Jan 11, 2014

Shteyngart may be half right

U.S. writer Gary Shteyngart ruffled literary feathers in the land of the beaver and maple leaf recently when he essentially called Canada’s writing establishment wimps. In one paragraph in a story at vulture.com, he said:

“I was the judge of a Canadian prize, and it’s subsidized, they all get grants. Out of a million entries, we found four or five really good ones, but people just don’t take the same damn risks! Maybe they want to please the Ontario Arts Council, or whatever it is."

The prize he referred to is the Giller, Canada’s most prestigious literary prize. In Canada, mainstream writers (a.k.a. writers with publishers) can qualify for provincial or federal grants for book writing and related research. (He exaggerated the number of books.)

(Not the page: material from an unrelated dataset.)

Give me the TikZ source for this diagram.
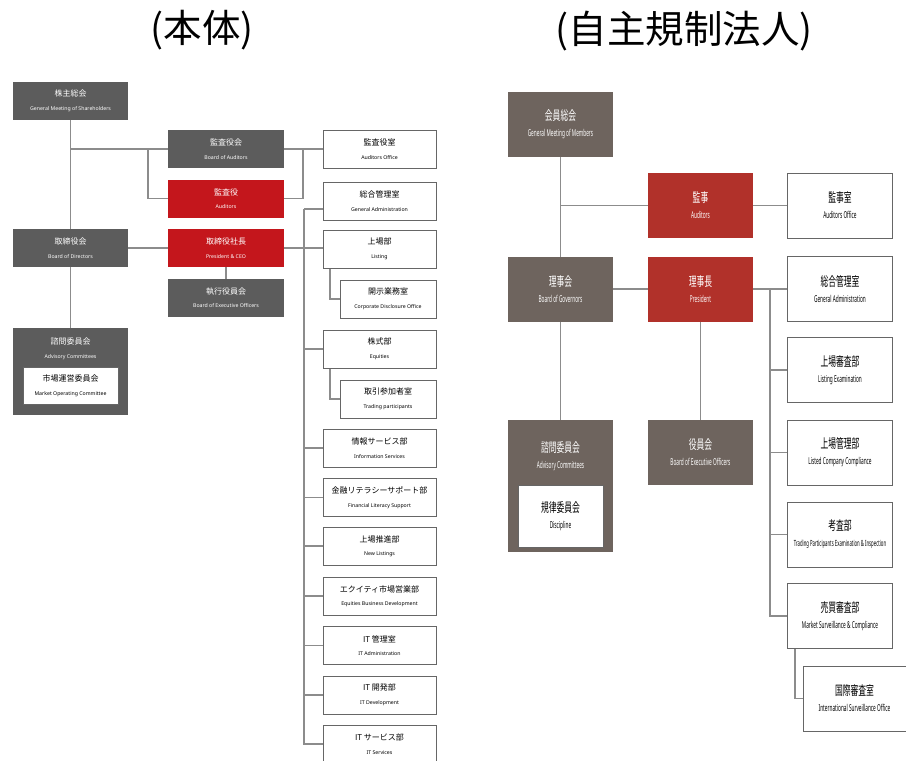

Missing in the debate Shteyngart set off is the fact that thousands of Canadian authors excluded from the grant world take risks with every book or story. Government grants, the Giller Prize and the Governor General’s prize are reserved for writers who have publishers. (In fact, those incentives seem more designed to promote the mostly foreign-owned publishing industry than Canadian writers.) 

There are thousands of self-published writers who take chances with their work because they must to get noticed in a jungle of competing work. If Shteyngart is correct to any degree, it is about the establishment, not the indies.